Ce récit trentenaire est toujours aussi attractif avec son cocktail de magie, de combats, d’interventions de créatures fantastiques. C’est aussi une lutte féroce pour le pouvoir, des luttes intestines au sein des familles, des complots, des trahisons et des rapports humains, cependant, comme l’amour ou son contraire, la haine.
Ce nouveau tome aurait pu clore le cycle des Sudenne avec une victoire de l’une ou de l’autre des cousines. Or, Jean Dufaux ne retient pas les coups, et inscrit une lutte sans pitié, un combat où la traîtresse s’autorise toutes les violences. Il anime un couple inquiétant avec Aylissa et Lord Henry, laissant planer un doute quant à savoir qui manipule qui et quel est l’objectif final du traître. Il enchaîne les péripéties jusqu’à un dénouement qui ouvre en force sur un prochain album, au titre évocateur : Deux cousines.
Sioban est reçue par sa mère, Lady O’Mara. Elle lui annonce que sa cousine, Aylissa, fomente une révolte. Elle est très dangereuse. Cette dernière essaie de mobiliser le plus grand nombre de clans de l’Eruin Dulea pour se faire couronner. C’est Lord Henry qui évoque les forces qui contrôlent l’île. Il lui fait part de l’existence d’une statue qui remonte au temps de Moriganes quand elles régnaient sur le territoire. Il est persuadé que celle-ci possède de grands pouvoirs.
Et pour paralyser le clan des Loups Blancs, celui de Sioban, il fait proposer par Aylissa d’épouser le frère de Sioban, Wulff, un garçon de treize ans. Mais si Sioban est de retour, elle n’est pas la seule. Seamus refait surface. Mais il leur faudra oublier leurs différents car rien de fait reculer Aylissa, elle est prête à tout, même le pire, surtout le pire…

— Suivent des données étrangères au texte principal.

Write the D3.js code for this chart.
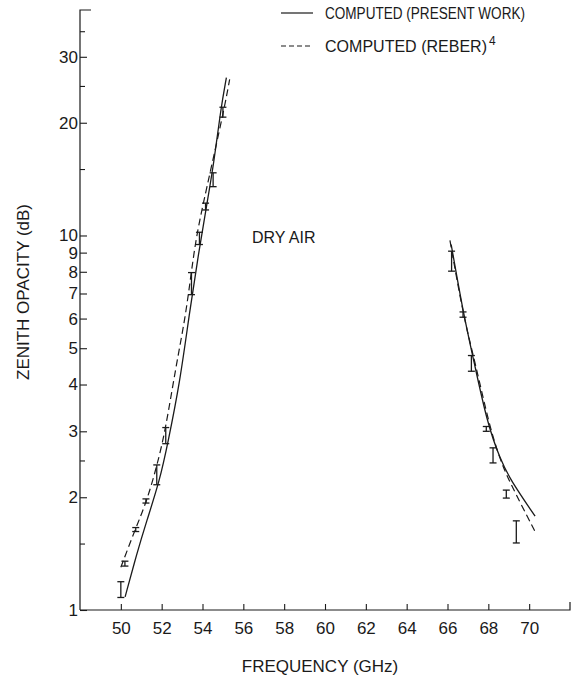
<!DOCTYPE html>
<html>
<head>
<meta charset="utf-8">
<script src="https://cdn.jsdelivr.net/npm/d3@7"></script>
<style>
  html, body { margin: 0; padding: 0; background: #fff; }
  svg text { font-family: "Liberation Sans", Arial, sans-serif; fill: #1a1a1a; }
</style>
</head>
<body>
<svg id="chart" width="587" height="677"></svg>
<script>
// ---- data ----
const freqTicks = [50, 52, 54, 56, 58, 60, 62, 64, 66, 68, 70];
const opacityTicks = [1, 2, 3, 4, 5, 6, 7, 8, 9, 10, 20, 30];
const opacityMinorTicks = [1.5, 2.5, 15, 25, 35];

// computed, present work (solid): [freq GHz, opacity dB]
const presentLow = [[50.21,1.084],[50.78,1.413],[51.25,1.718],[51.9,2.213],[52.3,2.786],[52.9,4.074],[53.35,6.166],[53.8,8.913],[54.2,12.02],[54.55,15.5],[54.89,21.7],[55.17,26.4]];
const presentHigh = [[66.18,9.46],[66.8,6.09],[67.28,4.66],[67.94,3.16],[68.59,2.52],[69.07,2.23],[70.29,1.78]];
// computed, Reber (dashed)
const reberLow = [[50.0,1.30],[50.7,1.64],[51.27,1.95],[51.76,2.42],[52.16,2.97],[52.73,4.57],[53.14,5.96],[53.43,7.8],[53.7,10.0],[54.15,13.0],[55.06,21.7],[55.33,26.1]];
const reberHigh = [[66.12,9.7],[66.8,6.0],[67.35,4.6],[68.05,3.1],[68.6,2.5],[69.07,2.18],[70.29,1.62]];

// measured: [freq, low, high]
const measured = [
  [50.0,1.08,1.19],[50.2,1.31,1.35],[50.73,1.62,1.66],[51.23,1.93,1.98],
  [51.76,2.16,2.44],[52.2,2.78,3.07],[53.46,6.95,7.96],[53.85,9.46,10.2],
  [54.15,11.7,12.2],[54.52,13.5,14.7],[55.0,20.7,22.0],
  [66.2,8.03,9.08],[66.76,6.05,6.25],[67.17,4.34,4.78],[67.9,3.0,3.09],
  [68.23,2.47,2.71],[68.88,1.99,2.09],[69.37,1.51,1.73]
];

// ---- layout ----
const svg = d3.select("#chart");
const mLeft = 80, mRight = 570, mTop = 10, mBottom = 610;
const x = d3.scaleLinear().domain([48, 72]).range([mLeft, mRight]);
const y = d3.scaleLog().domain([1, 40]).range([mBottom, mTop]);
const ink = "#1a1a1a";

// x axis
const xAxis = d3.axisBottom(x).tickValues(freqTicks).tickSize(-6).tickPadding(12).tickFormat(d3.format("d"));
const gx = svg.append("g").attr("transform", `translate(0,${mBottom})`).call(xAxis);
gx.select(".domain").attr("d", `M${mLeft},0H${mRight}V-8`).attr("stroke", ink).attr("stroke-width", 1.2);
gx.selectAll(".tick line").attr("stroke", ink).attr("stroke-width", 1.1);
gx.selectAll(".tick text").attr("font-size", 17).attr("font-family", "Liberation Sans, Arial, sans-serif").attr("fill", ink);

// y axis
const yAxis = d3.axisLeft(y).tickValues(opacityTicks).tickSize(-7).tickPadding(2).tickFormat(d3.format("d"));
const gy = svg.append("g").attr("transform", `translate(${mLeft},0)`).call(yAxis);
gy.select(".domain").attr("d", `M0,${mBottom}V${mTop}H11`).attr("stroke", ink).attr("stroke-width", 1.2);
gy.selectAll(".tick line").attr("stroke", ink).attr("stroke-width", 1.1);
gy.selectAll(".tick text").attr("font-size", 17).attr("font-family", "Liberation Sans, Arial, sans-serif").attr("fill", ink);
// minor ticks
gy.selectAll(".minor").data(opacityMinorTicks).enter().append("line")
  .attr("x1", 0).attr("x2", 5).attr("y1", d => y(d)).attr("y2", d => y(d))
  .attr("stroke", ink).attr("stroke-width", 1.1);

// axis titles
svg.append("text").attr("x", 320).attr("y", 672).attr("text-anchor", "middle")
  .attr("font-size", 17).text("FREQUENCY (GHz)");
svg.append("text").attr("transform", "translate(29,292) rotate(-90)").attr("text-anchor", "middle")
  .attr("font-size", 17).text("ZENITH OPACITY (dB)");

// curves
const line = d3.line().x(d => x(d[0])).y(d => y(d[1])).curve(d3.curveBasis);
[presentLow, presentHigh].forEach(s => svg.append("path").attr("d", line(s))
  .attr("fill", "none").attr("stroke", ink).attr("stroke-width", 1.3));
[reberLow, reberHigh].forEach(s => svg.append("path").attr("d", line(s))
  .attr("fill", "none").attr("stroke", ink).attr("stroke-width", 1.2).attr("stroke-dasharray", "7,4"));

// measured error bars
const gm = svg.append("g").attr("stroke", ink).attr("stroke-width", 1.3);
measured.forEach(m => {
  const cx = x(m[0]), y1 = y(m[1]), y2 = y(m[2]);
  gm.append("line").attr("x1", cx).attr("x2", cx).attr("y1", y1).attr("y2", y2);
  gm.append("line").attr("x1", cx - 3.5).attr("x2", cx + 3.5).attr("y1", y1).attr("y2", y1);
  gm.append("line").attr("x1", cx - 3.5).attr("x2", cx + 3.5).attr("y1", y2).attr("y2", y2);
});

// label
svg.append("text").attr("x", 252).attr("y", 243).attr("font-size", 16).text("DRY AIR");

// legend
svg.append("line").attr("x1", 281).attr("x2", 313).attr("y1", 13).attr("y2", 13)
  .attr("stroke", ink).attr("stroke-width", 1.2);
svg.append("text").attr("x", 325).attr("y", 19).attr("font-size", 16)
  .attr("textLength", 200).attr("lengthAdjust", "spacingAndGlyphs").text("COMPUTED (PRESENT WORK)");
svg.append("line").attr("x1", 281).attr("x2", 313).attr("y1", 46).attr("y2", 46)
  .attr("stroke", ink).attr("stroke-width", 1.2).attr("stroke-dasharray", "5,3");
const t2 = svg.append("text").attr("x", 325).attr("y", 52).attr("font-size", 16);
t2.append("tspan").attr("textLength", 162).attr("lengthAdjust", "spacingAndGlyphs").text("COMPUTED (REBER)");
t2.append("tspan").attr("dy", -7).attr("dx", 2).attr("font-size", 12).text("4");
</script>
</body>
</html>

La mise en images se partage entre Paul Teng, qui réalise les dessins de ce cycle, et la lumineuse Bérengère Marquebreucq pour les couleurs. Le travail sur les personnages, sur l’expressivité tant des physionomies que des attitudes compose un joli ballet où le langage corporel prend une belle allure. Les différents protagonistes sont tous reconnaissables facilement. Les décors sont détaillés pour offrir des vues splendides de l’extérieur ou de l’intérieur des châteaux, des paysages forestiers, des masures.
Les teintes de Bérengère Marquebreucq reflètent les atmosphères, que ce soit ce climat pesant du drame en devenir ou les ambiances assez sombres, austères où la luminosité est réduite tant sous les nuages que dans les demeures, même les plus fastueuses. Elle réalise des ciels remarquables.
Avec le projecteur sur des personnages restés dans l’ombre, la série gagne encore en intensité avec une intrigue forte, sauvage et une mise en images qui ravit le regard.
serge perraud
Jean Dufaux (scénario), Paul Teng (dessins) & Bérengère Marquebreucq (couleurs), Complainte des Landes perdues — Cycle Les Sudenne — t.04 : Lady O’Mara, Dargaud, novembre 2024, 56 p. — 17,00 €.